Le verifiche di stabilità sono state eseguite secondo l'Eurocodice 7, mentre la metodologia di calcolo utilizzata è basata sulle raccomandazioni tedesche EBGEO, relative alla progettazione e l'analisi delle strutture in terra rinforzate con geosintetici.
Per le geogriglie sono state calcolate resistenze minime di 200 kN/m (Fortrac 200 T) per lo strato superiore e di 600 kN/m (Fortrac 600 T) per lo strato inferiore.
Dal momento che l'uso di trincee di ancoraggio non era tecnicamente fattibile a causa dell'impossibilità di effettuare operazioni di scavo nella discarica, l'unico modo possibile era quello di adottare degli ancoraggi pianeggianti.
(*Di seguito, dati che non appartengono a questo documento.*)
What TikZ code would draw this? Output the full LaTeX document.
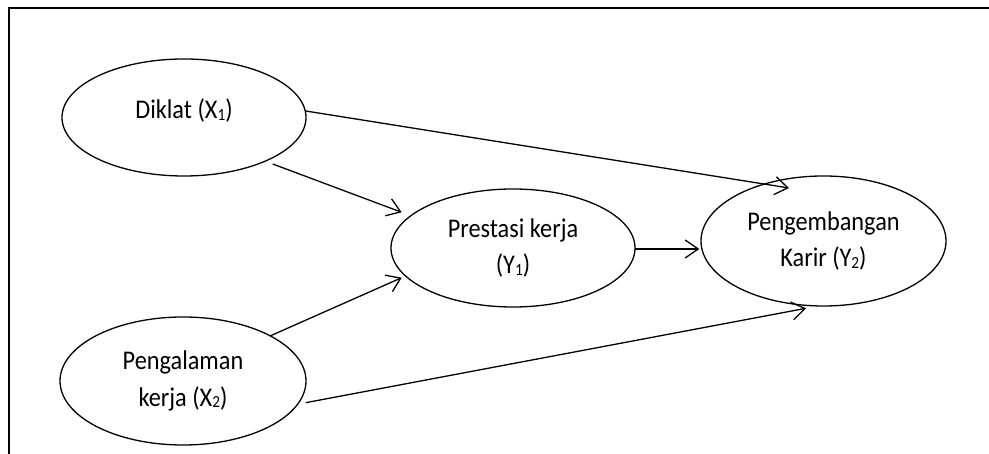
\documentclass[tikz,border=0pt]{standalone}
\usepackage{fontspec}
\setmainfont{Carlito}[FakeStretch=0.9]
\usetikzlibrary{arrows.meta,calc,shapes.geometric}
\newcommand\sbs[1]{\raisebox{-1.5pt}{\fontsize{17}{17}\selectfont #1}}
\begin{document}
\begin{tikzpicture}[x=1pt,y=1pt,
  bubble/.style={draw, ellipse, line width=1.3pt, inner sep=0pt, align=center,
    font=\fontsize{27}{36.5}\selectfont},
  link/.style={line width=1.3pt, -{Straight Barb[length=13pt,width=18pt]}}]
\useasboundingbox (0,0) rectangle (989,454);
\draw[line width=1.5pt] (9,0) |- (989,446);
\node[bubble, minimum width=244pt, minimum height=117pt, text height=19pt, text depth=16pt] (dik) at (184,336.5) {Diklat (X\sbs{1})};
\node[bubble, minimum width=244pt, minimum height=118pt] (pre) at (513,206) {Prestasi kerja\\(Y\sbs{1})};
\node[bubble, minimum width=245pt, minimum height=130pt] (kar) at (823.5,213) {Pengembangan\\Karir (Y\sbs{2})};
\node[bubble, minimum width=246pt, minimum height=128pt] (pen) at (183,73) {Pengalaman\\kerja (X\sbs{2})};
\draw[link] ($(dik.center)+(121.7,6.5)$) -- ($(kar.center)+(-34.5,53)$);
\draw[link] ($(dik.center)+(88.7,-46.5)$) -- ($(pre.center)+(-111.3,35.7)$);
\draw[link] ($(pen.center)+(87,45)$) -- ($(pre.center)+(-111.3,-29.7)$);
\draw[link] ($(pen.center)+(122.7,-21.7)$) -- ($(kar.center)+(-17.5,-67.3)$);
\draw[link] ($(pre.center)+(122,-1)$) -- ($(kar.center)+(-124.2,-8)$);
\end{tikzpicture}
\end{document}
I bassi valori degli angoli di attrito (in particolare il valore di d=10,5° tra il geotessile nontessuto e la membrana) richiedevano lunghezze di ancoraggio molto significative (fino a 66 m). In alcuni punti però lo spazio disponibile era limitato a 25-32 m e quindi, a causa di questi vincoli geometrici, la soluzione adottata è stata quella di posare un'unica geogriglia continua che si estendesse sui pendii opposti a forma di sella, in modo che gli ancoraggi sui pendii opposti avessero così un effetto di controbilanciamento. Tuttavia, per evitare l'instaurarsi di azioni non bilanciate, questa soluzione ha richiesto la posa simultanea e parallela del terreno sui pendii opposti. È stato quindi necessario studiare specifici schemi di posa per garantire la stabilità anche in fase costruttiva (vedi figura 3).

Conclusioni
Dal momento che non esiste una soluzione universale ai problemi posti dai siti contaminati, i progettisti necessitano di un ventaglio di soluzioni tra cui selezionare le misure più adatte. Il capping attivo multistrato e multifunzionale in geosintetici descritto in questo articolo rappresenta una nuova possibilità. Le specifiche necessità di ogni singolo sito possono essere facilmente soddisfatte scegliendo opportunamente i materiali che costituiscono il capping. Ad esempio, nel progetto descritto nell'articolo sono state utilizzate geogriglie di rinforzo per garantire stabilità al capping nonostante i vincoli geometrici esistenti. Da un punto di vista ecologico e ambientale, per il sito contaminato K20 non c'è attualmente alcuna alternativa alla soluzione di capping illustrata in quanto ha eliminato la necessità di migliaia di trasporti di sostanze contaminate ed evita qualsiasi rischio di contaminazione durante le fasi di carico, scarico e trasporto. Il capping realizzato proteggerà la discarica sia dall'ingresso di precipitazioni che dall'azione del vento. La costruzione è iniziata nell'inverno 2016 ed è stata completata nell'inverno 2018.